[Stored data entries]
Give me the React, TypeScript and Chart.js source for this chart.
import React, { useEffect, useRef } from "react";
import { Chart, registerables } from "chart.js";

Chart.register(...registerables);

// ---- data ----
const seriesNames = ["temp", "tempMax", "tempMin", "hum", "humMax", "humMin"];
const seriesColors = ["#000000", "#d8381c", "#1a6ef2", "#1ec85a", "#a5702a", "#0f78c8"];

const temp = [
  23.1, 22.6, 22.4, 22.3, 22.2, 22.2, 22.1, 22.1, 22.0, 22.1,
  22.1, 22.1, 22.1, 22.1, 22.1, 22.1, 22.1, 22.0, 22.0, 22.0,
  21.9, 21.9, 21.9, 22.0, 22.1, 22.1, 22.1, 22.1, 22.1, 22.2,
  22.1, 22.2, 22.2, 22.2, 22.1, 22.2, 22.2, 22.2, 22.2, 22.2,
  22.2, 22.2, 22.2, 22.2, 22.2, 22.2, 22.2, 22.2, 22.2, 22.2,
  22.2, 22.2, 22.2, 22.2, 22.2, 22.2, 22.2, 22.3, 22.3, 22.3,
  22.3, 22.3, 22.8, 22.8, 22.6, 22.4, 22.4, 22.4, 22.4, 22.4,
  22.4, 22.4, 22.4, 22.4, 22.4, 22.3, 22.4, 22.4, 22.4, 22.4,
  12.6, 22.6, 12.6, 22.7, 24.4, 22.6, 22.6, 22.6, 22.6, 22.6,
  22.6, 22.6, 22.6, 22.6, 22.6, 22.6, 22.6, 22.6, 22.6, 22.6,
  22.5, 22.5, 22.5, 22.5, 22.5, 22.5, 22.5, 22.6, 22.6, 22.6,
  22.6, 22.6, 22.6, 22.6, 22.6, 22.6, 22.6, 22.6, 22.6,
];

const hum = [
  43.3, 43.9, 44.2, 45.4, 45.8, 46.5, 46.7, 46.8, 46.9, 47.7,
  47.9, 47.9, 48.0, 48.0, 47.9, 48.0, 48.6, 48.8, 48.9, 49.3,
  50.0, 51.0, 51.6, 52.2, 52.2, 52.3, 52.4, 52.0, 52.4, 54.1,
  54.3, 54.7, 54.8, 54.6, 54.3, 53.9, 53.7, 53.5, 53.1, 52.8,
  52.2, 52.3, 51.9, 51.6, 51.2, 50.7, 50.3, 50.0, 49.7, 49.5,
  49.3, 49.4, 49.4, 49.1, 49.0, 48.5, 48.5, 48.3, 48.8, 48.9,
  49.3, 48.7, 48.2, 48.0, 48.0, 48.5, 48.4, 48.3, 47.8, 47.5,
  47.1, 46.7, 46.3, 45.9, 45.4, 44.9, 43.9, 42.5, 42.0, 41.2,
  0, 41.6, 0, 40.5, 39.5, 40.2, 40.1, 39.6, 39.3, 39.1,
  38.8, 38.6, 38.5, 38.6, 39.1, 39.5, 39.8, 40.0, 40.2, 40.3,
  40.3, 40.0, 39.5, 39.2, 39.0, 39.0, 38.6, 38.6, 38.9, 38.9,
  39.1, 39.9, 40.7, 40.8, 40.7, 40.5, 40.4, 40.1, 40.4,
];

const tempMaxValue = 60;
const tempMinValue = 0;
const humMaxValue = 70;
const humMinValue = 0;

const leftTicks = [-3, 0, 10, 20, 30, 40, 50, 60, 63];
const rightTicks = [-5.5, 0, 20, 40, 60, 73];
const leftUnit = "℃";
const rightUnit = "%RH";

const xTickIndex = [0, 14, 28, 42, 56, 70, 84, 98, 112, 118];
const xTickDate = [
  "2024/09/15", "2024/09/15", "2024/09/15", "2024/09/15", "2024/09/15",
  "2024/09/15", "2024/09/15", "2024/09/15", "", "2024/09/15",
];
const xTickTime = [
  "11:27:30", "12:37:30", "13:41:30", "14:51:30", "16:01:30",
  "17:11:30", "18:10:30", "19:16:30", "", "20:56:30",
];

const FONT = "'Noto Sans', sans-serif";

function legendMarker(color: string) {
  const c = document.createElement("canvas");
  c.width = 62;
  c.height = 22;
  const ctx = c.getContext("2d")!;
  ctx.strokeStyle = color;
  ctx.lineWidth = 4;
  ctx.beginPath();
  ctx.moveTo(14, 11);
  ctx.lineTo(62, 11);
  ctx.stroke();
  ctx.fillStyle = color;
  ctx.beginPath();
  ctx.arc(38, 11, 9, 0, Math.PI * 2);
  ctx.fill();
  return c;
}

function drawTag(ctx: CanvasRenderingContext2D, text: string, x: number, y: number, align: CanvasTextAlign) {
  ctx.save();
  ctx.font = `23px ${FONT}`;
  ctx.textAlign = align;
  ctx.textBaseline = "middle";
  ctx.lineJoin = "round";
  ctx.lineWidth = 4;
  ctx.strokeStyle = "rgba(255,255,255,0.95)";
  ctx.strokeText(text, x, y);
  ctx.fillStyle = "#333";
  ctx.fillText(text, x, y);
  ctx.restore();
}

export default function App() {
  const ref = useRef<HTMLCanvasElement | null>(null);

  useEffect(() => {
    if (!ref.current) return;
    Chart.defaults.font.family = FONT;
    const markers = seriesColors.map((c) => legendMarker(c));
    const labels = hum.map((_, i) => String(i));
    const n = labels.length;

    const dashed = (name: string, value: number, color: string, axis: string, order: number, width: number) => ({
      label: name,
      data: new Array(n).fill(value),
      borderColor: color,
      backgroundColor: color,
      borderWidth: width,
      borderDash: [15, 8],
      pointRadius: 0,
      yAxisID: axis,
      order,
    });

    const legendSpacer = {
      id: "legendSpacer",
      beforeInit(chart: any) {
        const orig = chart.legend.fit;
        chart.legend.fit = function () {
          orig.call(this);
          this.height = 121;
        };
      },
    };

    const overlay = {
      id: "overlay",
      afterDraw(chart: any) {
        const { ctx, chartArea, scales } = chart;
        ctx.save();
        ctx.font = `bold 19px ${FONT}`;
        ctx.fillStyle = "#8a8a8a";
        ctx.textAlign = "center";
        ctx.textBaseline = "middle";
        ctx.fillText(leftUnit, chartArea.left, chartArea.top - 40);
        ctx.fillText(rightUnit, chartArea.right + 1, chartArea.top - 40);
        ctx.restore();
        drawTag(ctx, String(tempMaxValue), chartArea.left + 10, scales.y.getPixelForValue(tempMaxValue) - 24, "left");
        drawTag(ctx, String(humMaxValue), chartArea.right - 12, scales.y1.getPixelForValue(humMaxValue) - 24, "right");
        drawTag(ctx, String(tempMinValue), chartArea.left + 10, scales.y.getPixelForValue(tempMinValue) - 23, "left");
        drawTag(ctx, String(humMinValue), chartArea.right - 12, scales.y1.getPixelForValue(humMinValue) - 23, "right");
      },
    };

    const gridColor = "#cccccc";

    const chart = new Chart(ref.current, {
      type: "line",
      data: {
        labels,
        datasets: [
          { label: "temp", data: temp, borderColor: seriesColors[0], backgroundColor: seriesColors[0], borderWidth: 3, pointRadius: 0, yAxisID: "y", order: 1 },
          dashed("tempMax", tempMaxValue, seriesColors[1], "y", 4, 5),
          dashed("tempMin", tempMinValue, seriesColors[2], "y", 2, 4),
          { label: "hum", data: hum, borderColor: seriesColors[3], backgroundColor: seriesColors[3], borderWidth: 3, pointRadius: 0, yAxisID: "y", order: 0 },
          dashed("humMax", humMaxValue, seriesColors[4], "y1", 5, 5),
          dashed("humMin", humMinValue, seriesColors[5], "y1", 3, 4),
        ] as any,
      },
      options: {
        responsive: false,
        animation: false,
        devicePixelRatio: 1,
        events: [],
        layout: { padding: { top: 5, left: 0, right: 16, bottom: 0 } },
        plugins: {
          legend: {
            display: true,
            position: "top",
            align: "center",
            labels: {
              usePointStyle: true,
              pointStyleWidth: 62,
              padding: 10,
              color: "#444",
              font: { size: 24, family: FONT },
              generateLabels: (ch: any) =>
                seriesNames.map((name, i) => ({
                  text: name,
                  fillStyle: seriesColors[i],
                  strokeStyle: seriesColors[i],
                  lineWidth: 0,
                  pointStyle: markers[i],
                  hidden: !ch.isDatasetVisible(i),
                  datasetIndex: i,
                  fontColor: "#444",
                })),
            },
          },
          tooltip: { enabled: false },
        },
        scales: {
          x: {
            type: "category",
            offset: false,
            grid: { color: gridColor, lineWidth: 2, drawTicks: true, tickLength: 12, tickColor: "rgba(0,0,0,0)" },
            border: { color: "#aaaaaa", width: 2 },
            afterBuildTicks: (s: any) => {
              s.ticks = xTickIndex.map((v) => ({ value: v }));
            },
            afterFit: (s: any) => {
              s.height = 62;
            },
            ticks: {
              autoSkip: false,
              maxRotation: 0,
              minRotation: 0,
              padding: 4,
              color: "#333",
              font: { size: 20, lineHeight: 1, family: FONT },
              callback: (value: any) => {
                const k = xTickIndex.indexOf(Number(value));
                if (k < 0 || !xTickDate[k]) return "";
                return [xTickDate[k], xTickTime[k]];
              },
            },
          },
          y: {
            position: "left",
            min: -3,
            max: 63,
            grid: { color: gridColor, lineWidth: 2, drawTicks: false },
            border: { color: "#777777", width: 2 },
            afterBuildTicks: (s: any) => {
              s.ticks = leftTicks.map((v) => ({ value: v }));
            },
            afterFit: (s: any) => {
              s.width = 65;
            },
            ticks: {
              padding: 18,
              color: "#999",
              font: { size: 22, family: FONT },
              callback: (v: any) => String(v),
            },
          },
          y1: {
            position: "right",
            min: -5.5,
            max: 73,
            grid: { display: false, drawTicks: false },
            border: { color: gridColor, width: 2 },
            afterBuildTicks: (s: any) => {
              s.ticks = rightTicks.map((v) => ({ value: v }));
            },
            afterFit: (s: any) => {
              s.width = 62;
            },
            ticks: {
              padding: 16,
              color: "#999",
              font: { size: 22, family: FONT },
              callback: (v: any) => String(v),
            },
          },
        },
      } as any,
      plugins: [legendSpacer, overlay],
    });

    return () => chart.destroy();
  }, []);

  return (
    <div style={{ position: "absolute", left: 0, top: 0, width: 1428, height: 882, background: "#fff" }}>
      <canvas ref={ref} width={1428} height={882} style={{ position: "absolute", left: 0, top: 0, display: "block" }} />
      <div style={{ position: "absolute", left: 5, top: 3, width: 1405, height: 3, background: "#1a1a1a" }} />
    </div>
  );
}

...

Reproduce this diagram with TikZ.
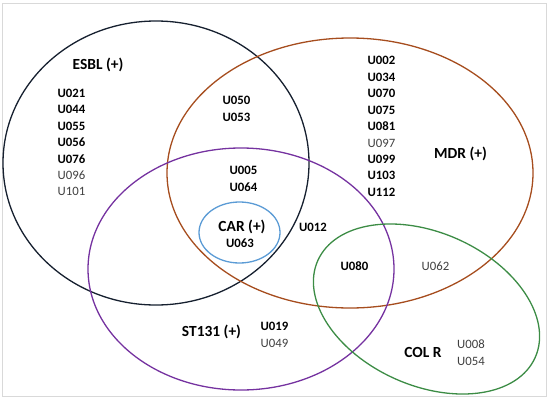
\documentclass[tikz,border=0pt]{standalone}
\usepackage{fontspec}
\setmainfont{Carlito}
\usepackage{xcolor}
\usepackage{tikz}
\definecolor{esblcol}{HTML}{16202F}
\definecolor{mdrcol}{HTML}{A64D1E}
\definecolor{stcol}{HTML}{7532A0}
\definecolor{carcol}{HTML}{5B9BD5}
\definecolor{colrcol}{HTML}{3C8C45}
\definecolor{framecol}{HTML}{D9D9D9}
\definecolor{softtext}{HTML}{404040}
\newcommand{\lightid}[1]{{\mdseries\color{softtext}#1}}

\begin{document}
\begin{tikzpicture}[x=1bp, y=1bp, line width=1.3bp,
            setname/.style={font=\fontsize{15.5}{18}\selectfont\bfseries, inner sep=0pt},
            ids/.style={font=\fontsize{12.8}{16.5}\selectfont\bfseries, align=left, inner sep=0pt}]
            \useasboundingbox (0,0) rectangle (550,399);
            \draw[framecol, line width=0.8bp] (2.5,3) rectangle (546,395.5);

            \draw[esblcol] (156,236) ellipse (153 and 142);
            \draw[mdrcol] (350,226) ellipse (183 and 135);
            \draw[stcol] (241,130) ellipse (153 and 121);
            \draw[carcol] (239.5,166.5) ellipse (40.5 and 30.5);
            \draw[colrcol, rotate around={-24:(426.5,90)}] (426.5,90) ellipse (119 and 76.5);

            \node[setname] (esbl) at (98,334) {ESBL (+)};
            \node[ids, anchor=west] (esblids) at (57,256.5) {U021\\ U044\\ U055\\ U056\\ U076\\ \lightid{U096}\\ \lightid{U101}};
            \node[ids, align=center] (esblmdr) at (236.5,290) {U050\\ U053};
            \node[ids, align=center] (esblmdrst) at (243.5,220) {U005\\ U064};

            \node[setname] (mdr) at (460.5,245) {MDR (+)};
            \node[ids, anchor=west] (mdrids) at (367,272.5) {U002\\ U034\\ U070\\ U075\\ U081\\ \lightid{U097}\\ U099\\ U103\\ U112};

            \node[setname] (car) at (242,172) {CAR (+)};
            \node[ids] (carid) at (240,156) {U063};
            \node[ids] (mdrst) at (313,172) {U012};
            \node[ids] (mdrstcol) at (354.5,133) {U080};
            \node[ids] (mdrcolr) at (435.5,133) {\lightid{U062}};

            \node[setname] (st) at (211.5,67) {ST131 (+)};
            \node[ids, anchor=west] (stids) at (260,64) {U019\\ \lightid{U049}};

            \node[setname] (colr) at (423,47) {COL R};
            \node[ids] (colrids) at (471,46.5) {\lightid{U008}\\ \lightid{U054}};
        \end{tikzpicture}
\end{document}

---

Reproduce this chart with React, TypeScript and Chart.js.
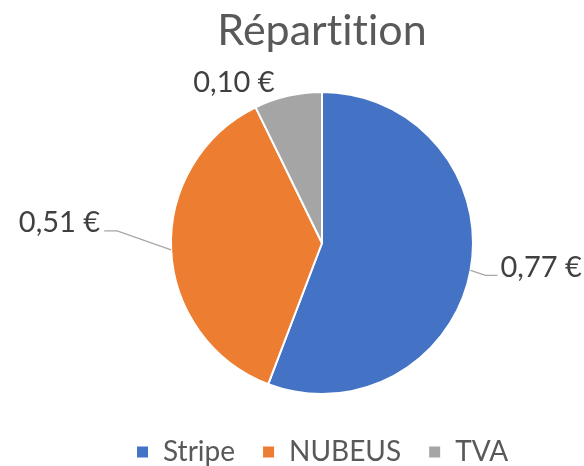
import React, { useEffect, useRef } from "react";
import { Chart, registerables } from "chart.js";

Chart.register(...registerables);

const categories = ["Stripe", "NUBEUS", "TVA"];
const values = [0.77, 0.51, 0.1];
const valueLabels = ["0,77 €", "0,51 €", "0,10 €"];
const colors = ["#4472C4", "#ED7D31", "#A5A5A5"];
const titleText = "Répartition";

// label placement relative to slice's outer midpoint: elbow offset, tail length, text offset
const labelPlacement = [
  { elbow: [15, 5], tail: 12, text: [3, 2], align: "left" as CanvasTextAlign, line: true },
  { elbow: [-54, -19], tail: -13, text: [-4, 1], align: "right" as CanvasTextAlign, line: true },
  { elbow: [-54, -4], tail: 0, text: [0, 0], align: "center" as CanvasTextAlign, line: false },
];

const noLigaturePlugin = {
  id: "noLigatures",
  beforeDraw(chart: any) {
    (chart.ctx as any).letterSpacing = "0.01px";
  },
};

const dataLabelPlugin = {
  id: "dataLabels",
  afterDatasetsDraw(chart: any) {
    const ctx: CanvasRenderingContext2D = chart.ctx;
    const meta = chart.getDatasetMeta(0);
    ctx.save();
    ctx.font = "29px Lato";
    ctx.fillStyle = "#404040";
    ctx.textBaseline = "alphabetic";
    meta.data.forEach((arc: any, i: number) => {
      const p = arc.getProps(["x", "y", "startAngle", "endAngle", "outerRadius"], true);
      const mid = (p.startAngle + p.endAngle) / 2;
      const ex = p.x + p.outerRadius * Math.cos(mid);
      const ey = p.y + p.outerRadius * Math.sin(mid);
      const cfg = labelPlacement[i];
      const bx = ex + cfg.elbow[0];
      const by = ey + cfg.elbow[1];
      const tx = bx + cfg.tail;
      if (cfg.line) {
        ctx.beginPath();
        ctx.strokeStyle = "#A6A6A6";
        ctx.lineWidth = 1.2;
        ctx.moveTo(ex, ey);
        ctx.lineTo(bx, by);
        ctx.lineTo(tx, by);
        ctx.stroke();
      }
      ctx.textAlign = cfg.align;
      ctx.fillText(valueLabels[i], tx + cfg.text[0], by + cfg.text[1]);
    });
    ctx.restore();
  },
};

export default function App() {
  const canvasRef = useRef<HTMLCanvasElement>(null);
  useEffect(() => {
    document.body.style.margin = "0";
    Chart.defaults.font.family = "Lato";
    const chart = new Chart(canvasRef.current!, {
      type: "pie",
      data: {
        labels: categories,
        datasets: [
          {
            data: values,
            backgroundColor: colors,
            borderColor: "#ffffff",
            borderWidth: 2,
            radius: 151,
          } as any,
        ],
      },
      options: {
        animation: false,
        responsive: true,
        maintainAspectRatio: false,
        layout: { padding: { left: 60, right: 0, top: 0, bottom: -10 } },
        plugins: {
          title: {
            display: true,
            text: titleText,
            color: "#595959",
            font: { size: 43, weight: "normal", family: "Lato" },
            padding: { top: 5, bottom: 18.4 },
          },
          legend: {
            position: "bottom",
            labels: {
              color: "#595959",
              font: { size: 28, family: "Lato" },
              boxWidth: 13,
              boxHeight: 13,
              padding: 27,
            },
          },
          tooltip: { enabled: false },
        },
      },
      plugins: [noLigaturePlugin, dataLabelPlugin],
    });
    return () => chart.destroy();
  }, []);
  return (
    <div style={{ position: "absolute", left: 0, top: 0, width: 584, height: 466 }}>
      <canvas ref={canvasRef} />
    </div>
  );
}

WHAT IS BEING ASKED:
Find the lines above that contain the word "this" and collect them.

EXERCISE RESULT:
Give me the React, TypeScript and Chart.js source for this chart.
          orig.call(this);
          this.height = 121;
Reproduce this diagram with TikZ.
Reproduce this chart with React, TypeScript and Chart.js.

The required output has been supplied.